----- Records for the task

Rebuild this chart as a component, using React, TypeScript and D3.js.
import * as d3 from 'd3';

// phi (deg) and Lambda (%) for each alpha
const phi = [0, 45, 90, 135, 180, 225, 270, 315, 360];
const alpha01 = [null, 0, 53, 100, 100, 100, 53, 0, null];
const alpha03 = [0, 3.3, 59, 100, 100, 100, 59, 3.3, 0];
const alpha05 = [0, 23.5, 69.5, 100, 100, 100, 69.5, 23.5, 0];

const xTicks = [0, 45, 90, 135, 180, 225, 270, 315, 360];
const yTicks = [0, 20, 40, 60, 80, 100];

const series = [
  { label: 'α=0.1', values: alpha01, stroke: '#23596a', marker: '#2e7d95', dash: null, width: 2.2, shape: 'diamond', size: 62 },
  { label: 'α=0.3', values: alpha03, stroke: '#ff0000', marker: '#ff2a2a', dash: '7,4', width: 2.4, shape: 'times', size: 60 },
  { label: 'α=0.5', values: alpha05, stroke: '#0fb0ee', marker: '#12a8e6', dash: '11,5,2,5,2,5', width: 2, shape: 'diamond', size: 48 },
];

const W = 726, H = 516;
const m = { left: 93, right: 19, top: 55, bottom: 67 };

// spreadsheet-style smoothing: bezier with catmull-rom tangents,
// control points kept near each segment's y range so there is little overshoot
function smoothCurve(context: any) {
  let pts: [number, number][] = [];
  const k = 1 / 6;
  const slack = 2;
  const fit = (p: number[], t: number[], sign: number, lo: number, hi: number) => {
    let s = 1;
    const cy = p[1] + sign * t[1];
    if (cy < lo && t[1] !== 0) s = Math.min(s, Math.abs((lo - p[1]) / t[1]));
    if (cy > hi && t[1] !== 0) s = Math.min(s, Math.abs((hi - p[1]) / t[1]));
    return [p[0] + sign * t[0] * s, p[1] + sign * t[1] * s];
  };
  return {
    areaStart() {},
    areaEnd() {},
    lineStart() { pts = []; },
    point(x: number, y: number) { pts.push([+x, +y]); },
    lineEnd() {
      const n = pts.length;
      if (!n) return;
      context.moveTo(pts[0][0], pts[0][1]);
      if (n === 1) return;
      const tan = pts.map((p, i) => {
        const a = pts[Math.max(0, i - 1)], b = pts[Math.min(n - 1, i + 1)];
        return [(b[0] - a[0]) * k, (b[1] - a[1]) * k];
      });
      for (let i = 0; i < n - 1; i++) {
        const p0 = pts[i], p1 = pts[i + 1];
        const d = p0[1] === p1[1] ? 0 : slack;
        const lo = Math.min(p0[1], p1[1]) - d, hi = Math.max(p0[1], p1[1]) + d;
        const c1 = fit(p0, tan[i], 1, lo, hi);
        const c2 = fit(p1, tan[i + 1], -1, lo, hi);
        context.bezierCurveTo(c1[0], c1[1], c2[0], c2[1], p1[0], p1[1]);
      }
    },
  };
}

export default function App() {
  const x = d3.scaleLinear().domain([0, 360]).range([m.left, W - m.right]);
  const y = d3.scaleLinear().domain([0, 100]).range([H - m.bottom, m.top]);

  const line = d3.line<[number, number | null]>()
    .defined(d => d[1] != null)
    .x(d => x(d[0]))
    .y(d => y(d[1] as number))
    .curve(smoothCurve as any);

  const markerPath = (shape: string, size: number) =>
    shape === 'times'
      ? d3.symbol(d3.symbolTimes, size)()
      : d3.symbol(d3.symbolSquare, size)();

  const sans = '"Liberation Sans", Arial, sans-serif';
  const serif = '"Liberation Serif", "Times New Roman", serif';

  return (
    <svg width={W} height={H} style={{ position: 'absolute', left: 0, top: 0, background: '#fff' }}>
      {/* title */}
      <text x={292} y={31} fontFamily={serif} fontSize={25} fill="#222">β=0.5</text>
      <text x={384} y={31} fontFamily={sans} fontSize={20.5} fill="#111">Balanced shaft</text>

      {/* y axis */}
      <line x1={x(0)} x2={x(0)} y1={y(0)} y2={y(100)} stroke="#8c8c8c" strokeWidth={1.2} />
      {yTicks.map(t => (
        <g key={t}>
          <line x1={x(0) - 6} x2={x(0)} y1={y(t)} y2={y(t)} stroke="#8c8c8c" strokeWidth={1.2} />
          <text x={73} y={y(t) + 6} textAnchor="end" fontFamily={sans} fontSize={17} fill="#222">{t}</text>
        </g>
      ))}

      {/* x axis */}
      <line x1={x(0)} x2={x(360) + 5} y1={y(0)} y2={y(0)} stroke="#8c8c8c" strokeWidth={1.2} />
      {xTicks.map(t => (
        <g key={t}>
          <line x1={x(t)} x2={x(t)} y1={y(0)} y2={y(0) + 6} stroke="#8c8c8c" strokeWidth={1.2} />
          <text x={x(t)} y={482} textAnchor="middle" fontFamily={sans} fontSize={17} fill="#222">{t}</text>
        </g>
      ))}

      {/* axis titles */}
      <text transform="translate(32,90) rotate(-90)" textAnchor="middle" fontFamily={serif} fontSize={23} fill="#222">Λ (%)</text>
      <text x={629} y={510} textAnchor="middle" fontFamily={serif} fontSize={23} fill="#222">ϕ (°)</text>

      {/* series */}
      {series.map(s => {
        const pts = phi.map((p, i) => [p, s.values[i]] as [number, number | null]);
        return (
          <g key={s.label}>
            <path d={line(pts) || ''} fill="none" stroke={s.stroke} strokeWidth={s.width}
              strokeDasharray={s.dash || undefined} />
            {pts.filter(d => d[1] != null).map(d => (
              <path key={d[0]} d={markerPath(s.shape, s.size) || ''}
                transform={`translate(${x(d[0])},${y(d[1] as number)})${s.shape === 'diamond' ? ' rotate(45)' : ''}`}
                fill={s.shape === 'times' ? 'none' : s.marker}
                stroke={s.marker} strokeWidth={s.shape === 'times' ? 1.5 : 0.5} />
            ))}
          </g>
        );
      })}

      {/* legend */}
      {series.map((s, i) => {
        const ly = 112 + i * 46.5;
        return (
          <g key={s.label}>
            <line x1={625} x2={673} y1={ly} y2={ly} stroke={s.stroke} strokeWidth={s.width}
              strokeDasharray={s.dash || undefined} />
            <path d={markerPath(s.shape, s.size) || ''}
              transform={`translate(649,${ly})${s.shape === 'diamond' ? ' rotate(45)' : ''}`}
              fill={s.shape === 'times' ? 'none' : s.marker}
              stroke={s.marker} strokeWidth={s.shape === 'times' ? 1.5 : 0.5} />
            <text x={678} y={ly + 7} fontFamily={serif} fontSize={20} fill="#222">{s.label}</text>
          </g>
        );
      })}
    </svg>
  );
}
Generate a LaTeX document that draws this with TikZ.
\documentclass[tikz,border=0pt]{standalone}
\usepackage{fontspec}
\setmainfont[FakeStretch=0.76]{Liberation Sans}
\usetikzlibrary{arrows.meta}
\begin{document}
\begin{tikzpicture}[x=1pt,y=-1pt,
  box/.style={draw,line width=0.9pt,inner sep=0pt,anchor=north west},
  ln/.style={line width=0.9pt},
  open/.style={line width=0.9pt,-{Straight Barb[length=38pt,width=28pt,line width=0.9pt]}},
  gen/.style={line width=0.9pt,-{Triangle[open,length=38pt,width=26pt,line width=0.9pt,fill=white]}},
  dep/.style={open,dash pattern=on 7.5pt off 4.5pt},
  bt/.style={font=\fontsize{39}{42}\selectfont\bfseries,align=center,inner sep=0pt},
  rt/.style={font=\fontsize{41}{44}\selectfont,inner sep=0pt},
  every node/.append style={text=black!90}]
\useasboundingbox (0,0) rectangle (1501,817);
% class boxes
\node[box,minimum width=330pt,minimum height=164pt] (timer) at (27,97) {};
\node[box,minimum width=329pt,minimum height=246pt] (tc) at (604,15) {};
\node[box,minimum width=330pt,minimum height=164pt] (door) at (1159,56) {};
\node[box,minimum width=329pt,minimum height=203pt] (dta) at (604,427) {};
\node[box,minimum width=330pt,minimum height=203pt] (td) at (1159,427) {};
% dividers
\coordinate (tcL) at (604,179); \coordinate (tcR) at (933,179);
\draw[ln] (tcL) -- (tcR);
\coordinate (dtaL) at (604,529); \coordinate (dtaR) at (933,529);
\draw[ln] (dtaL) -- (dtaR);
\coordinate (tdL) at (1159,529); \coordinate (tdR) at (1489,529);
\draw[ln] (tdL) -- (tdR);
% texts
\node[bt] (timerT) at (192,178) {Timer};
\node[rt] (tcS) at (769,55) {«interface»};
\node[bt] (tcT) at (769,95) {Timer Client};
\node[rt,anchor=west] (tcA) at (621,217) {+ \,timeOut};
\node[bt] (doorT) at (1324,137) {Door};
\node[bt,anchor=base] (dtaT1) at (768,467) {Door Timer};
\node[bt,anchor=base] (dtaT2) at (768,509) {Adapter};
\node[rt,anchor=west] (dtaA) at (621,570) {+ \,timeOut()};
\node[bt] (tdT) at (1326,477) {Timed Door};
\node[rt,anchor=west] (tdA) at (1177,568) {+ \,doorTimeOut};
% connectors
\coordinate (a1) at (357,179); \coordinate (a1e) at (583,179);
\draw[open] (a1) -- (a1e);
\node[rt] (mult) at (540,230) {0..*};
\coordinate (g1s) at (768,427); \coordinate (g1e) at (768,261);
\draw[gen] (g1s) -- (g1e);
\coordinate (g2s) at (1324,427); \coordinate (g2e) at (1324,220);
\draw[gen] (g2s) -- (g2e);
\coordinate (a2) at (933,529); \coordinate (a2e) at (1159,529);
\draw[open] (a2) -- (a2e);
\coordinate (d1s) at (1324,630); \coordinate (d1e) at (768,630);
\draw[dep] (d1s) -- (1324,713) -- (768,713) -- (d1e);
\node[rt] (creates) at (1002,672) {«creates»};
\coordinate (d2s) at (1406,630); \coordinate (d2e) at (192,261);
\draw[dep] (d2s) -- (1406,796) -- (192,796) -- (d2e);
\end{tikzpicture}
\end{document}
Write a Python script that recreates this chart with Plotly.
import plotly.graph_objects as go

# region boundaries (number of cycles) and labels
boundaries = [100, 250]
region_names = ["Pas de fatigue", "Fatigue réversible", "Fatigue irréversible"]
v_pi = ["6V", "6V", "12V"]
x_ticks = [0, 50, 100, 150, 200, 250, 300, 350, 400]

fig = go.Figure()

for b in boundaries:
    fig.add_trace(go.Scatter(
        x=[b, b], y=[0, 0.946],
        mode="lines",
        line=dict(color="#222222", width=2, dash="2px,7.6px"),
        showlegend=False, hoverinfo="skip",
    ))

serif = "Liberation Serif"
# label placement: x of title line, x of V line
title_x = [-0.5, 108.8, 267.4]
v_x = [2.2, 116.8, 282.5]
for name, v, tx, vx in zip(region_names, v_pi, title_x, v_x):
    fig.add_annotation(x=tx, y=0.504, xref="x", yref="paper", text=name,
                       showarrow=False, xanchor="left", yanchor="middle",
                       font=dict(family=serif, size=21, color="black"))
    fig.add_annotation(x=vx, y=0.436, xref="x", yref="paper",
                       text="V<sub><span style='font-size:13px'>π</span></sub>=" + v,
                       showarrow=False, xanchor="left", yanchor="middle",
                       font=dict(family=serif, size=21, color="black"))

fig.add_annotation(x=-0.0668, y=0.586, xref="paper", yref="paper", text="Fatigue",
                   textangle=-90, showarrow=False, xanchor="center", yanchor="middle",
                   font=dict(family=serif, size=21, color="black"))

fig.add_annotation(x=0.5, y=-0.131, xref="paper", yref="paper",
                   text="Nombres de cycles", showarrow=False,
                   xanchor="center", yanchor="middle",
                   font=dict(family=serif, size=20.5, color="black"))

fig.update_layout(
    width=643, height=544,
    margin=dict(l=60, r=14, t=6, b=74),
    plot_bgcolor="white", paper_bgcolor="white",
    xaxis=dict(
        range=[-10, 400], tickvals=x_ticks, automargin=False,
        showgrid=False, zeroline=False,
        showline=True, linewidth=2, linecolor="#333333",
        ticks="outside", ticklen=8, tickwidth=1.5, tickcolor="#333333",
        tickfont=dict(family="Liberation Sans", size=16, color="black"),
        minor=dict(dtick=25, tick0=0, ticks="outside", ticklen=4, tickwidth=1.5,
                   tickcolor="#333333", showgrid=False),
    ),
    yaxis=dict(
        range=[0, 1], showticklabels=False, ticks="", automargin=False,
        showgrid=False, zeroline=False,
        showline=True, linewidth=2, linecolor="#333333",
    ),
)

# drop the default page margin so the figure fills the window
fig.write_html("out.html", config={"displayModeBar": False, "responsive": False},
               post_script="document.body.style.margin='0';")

----------

Word for word, please print every line from the beginning of the records to the line bearing "const yTicks = [0, 20, 40, 60, 80, 100];", counting both ends and stopping there.

Final result =
Rebuild this chart as a component, using React, TypeScript and D3.js.
import * as d3 from 'd3';

// phi (deg) and Lambda (%) for each alpha
const phi = [0, 45, 90, 135, 180, 225, 270, 315, 360];
const alpha01 = [null, 0, 53, 100, 100, 100, 53, 0, null];
const alpha03 = [0, 3.3, 59, 100, 100, 100, 59, 3.3, 0];
const alpha05 = [0, 23.5, 69.5, 100, 100, 100, 69.5, 23.5, 0];

const xTicks = [0, 45, 90, 135, 180, 225, 270, 315, 360];
const yTicks = [0, 20, 40, 60, 80, 100];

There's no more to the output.